A finales del siglo XVIII, una iniciativa para civilizar las costumbres del país del conde de Aranda, ministro del gobierno ilustrado de Carlos III y presidente del Consejo de Castilla, desembocó en la promulgación de la Real Orden de 23 de marzo de 1778, que prohibía las corridas de toros de muerte en todo el reino, con excepción de aquéllas destinadas a sufragar, “por vía de arbitrio”, algún gasto de utilidad pública o fines benéficos, siendo éstas prohibidas también posteriormente por la “pragmática-sanción en fuerza de ley” de 9 de noviembre de 1785, que contemplaba su “suspensión”. Finalmente, por el decreto de 7 de septiembre de 1786 se consumó la total prohibición de todos los festejos, sin excepciones, incluidas las corridas concedidas con carácter temporal o perpetuo a cualquier organismo como “las Maestranzas”.
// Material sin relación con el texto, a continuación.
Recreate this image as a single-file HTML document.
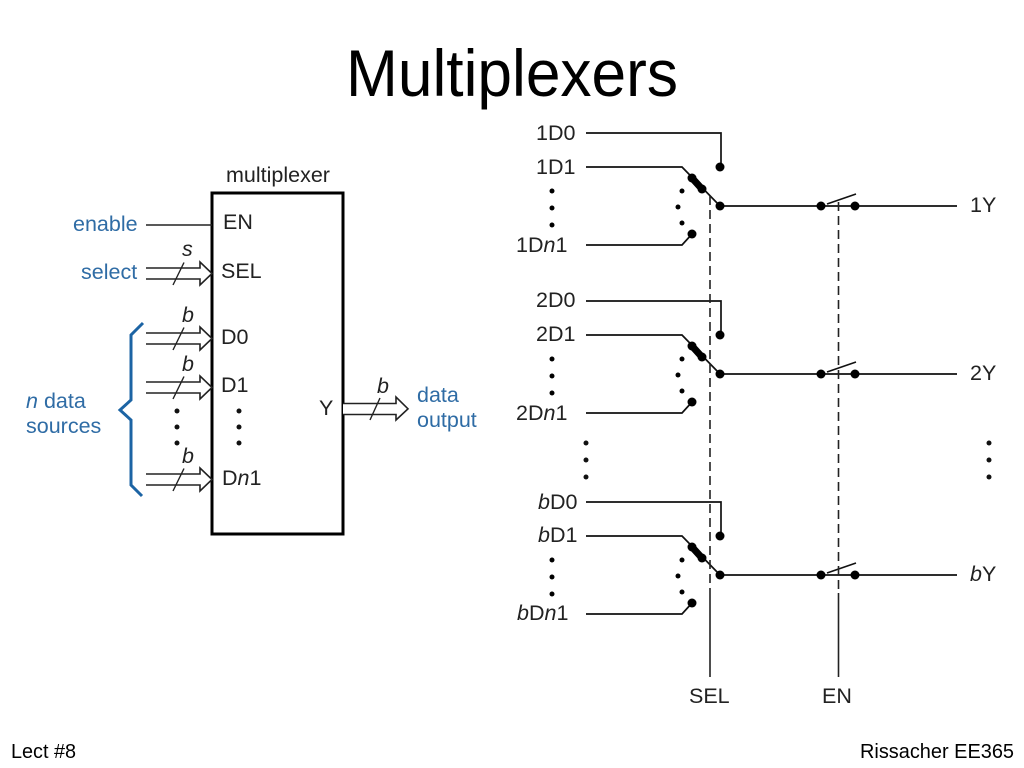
<!DOCTYPE html>
<html><head><meta charset="utf-8"><style>
html,body{margin:0;padding:0;background:#fff}
svg{display:block}
text{font-family:"Liberation Sans",sans-serif;fill:#222}
.l{font-size:21.5px}
.b{font-size:21.5px;fill:#2f6ca5}
</style></head><body>
<svg width="1024" height="768" viewBox="0 0 1024 768" xmlns="http://www.w3.org/2000/svg">
<defs>
<g id="bus" fill="none" stroke="#222" stroke-width="1.6">
<path d="M146 -5.5H200V-11.5L212 0L200 11.5V5.5H146" fill="#fff"/>
<path d="M173 11.5L184 -11" stroke-width="1.4"/>
</g>
<g id="sw">
<path d="M586 133H721V167M586 167H682L720 206H957M586 245H682L692 234" fill="none" stroke="#111" stroke-width="1.7"/>
<path d="M692 178L702 189" stroke="#000" stroke-width="7"/>
<circle cx="692" cy="178" r="4.5"/><circle cx="702" cy="189" r="4.5"/>
<circle cx="720" cy="167" r="4.5"/><circle cx="720" cy="206" r="4.5"/><circle cx="692" cy="234" r="4.5"/>
<circle cx="821" cy="206" r="4.5"/><circle cx="855" cy="206" r="4.5"/>
<path d="M827 204L856 194" stroke="#111" stroke-width="1.6"/>
<circle cx="552" cy="191" r="2.5"/><circle cx="552" cy="208" r="2.5"/><circle cx="552" cy="225" r="2.5"/>
<circle cx="682" cy="191" r="2.5"/><circle cx="678" cy="207" r="2.5"/><circle cx="682" cy="223" r="2.5"/>
</g>
</defs>

<text x="346" y="96" style="font-size:66px;fill:#000" textLength="332" lengthAdjust="spacingAndGlyphs">Multiplexers</text>
<text x="11" y="758" style="font-size:20px;fill:#000" textLength="65" lengthAdjust="spacingAndGlyphs">Lect #8</text>
<text x="860" y="758" style="font-size:20px;fill:#000" textLength="154" lengthAdjust="spacingAndGlyphs">Rissacher EE365</text>

<!-- Left block -->
<rect x="212" y="193" width="131" height="341" fill="none" stroke="#000" stroke-width="3"/>
<path d="M146 225H212" stroke="#222" stroke-width="1.6"/>
<use href="#bus" y="273.5"/>
<use href="#bus" y="338.5"/>
<use href="#bus" y="387.5"/>
<use href="#bus" y="479.5"/>
<g fill="none" stroke="#222" stroke-width="1.6">
<path d="M343 403.5H396V397L408 408.8L396 420V414.5H343" fill="#fff"/>
<path d="M370 420L380 398" stroke-width="1.4"/>
</g>
<path d="M143 323L131 335V400L120 410L131 420V485L142 496" fill="none" stroke="#1c64a4" stroke-width="3"/>
<g fill="#111">
<circle cx="177" cy="411" r="2.5"/><circle cx="177" cy="427" r="2.5"/><circle cx="177" cy="443" r="2.5"/>
<circle cx="239" cy="411" r="2.5"/><circle cx="239" cy="427" r="2.5"/><circle cx="239" cy="443" r="2.5"/>
</g>

<text class="l" x="226" y="182">multiplexer</text>
<text class="l" x="223" y="229">EN</text>
<text class="l" x="221" y="278">SEL</text>
<text class="l" x="221" y="344">D0</text>
<text class="l" x="221" y="392">D1</text>
<text class="l" x="222" y="485">D<tspan font-style="italic">n</tspan>1</text>
<text class="l" x="319" y="415">Y</text>
<text class="l" x="182" y="256" font-style="italic">s</text>
<text class="l" x="182" y="322" font-style="italic">b</text>
<text class="l" x="182" y="371" font-style="italic">b</text>
<text class="l" x="182" y="463" font-style="italic">b</text>
<text class="l" x="377" y="393" font-style="italic">b</text>
<text class="b" x="73" y="231">enable</text>
<text class="b" x="81" y="279">select</text>
<text class="b" x="26" y="408"><tspan font-style="italic">n</tspan> data</text>
<text class="b" x="26" y="433">sources</text>
<text class="b" x="417" y="402">data</text>
<text class="b" x="417" y="427">output</text>

<!-- Right -->
<use href="#sw"/>
<use href="#sw" y="168"/>
<use href="#sw" y="369"/>
<path d="M710 196V593" stroke="#222" stroke-width="1.6" stroke-dasharray="9 5" fill="none"/>
<path d="M710 593V677" stroke="#222" stroke-width="1.6"/>
<path d="M838.5 202V593" stroke="#222" stroke-width="1.6" stroke-dasharray="9 5" fill="none"/>
<path d="M838.5 593V677" stroke="#222" stroke-width="1.6"/>
<g fill="#111">
<circle cx="586" cy="443" r="2.5"/><circle cx="586" cy="460" r="2.5"/><circle cx="586" cy="477" r="2.5"/>
<circle cx="989" cy="443" r="2.5"/><circle cx="989" cy="460" r="2.5"/><circle cx="989" cy="477" r="2.5"/>
</g>
<text class="l" x="536" y="140">1D0</text>
<text class="l" x="536" y="174">1D1</text>
<text class="l" x="516" y="252">1D<tspan font-style="italic">n</tspan>1</text>
<text class="l" x="536" y="307">2D0</text>
<text class="l" x="536" y="341">2D1</text>
<text class="l" x="516" y="420">2D<tspan font-style="italic">n</tspan>1</text>
<text class="l" x="538" y="509"><tspan font-style="italic">b</tspan>D0</text>
<text class="l" x="538" y="542"><tspan font-style="italic">b</tspan>D1</text>
<text class="l" x="517" y="620"><tspan font-style="italic">b</tspan>D<tspan font-style="italic">n</tspan>1</text>
<text class="l" x="970" y="212">1Y</text>
<text class="l" x="970" y="380">2Y</text>
<text class="l" x="970" y="581"><tspan font-style="italic">b</tspan>Y</text>
<text class="l" x="689" y="703">SEL</text>
<text class="l" x="822" y="703">EN</text>
</svg>
</body></html>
En su deseo por seguir afianzados al poder, la mafia taurina y los ganaderos manipularon el comportamiento y la fuerza del toro reduciendo su tamaño y fabricando un animal acomodaticio por medio de sucesivos cruzamientos para adaptarles al ritual taurino “moderno” que incluye también la muerte de miles de caballos, horriblemente destripados, lo que convierte las corridas de toros en verdaderas carnicerías que, en Europa ,acabaron reduciendo la población equina a la mitad, lo que motivó la introducción en 1928 del peto, una colcha protectora de invención francesa, que no elimina el sufrimiento del caballo, pero evita herir la sensibilidad de los espectadores que menos toleran la sangre.
Las corridas de toros en América, Francia y Portugal atravesaron las mismas vicisitudes que en España, decretándose prohibiciones civiles y eclesiásticas que, salvo algunas excepciones, no se respetaron, aunque contribuyeran al desarrollo de un estilo diferente de espectáculo, igualmente cruel, basado en el tormento y la muerte de un animal sensible.
Temiendo que una mayor preocupación por los derechos de los animales haga más difícil mantener engañada a la opinión pública mundial, la mafia taurina trata desesperadamente de exportar su espectáculo a cualquier país sin ninguna tradición taurina como Egipto y Rusia, o a otras ciudades de Francia como París, donde intentaron organizar una corrida, en junio de 2002.
Hoy en día ya son menos de diez los países que continúan con la tauromaquia, una práctica cuya tendencia es la desaparición por el avance que estamos teniendo de época.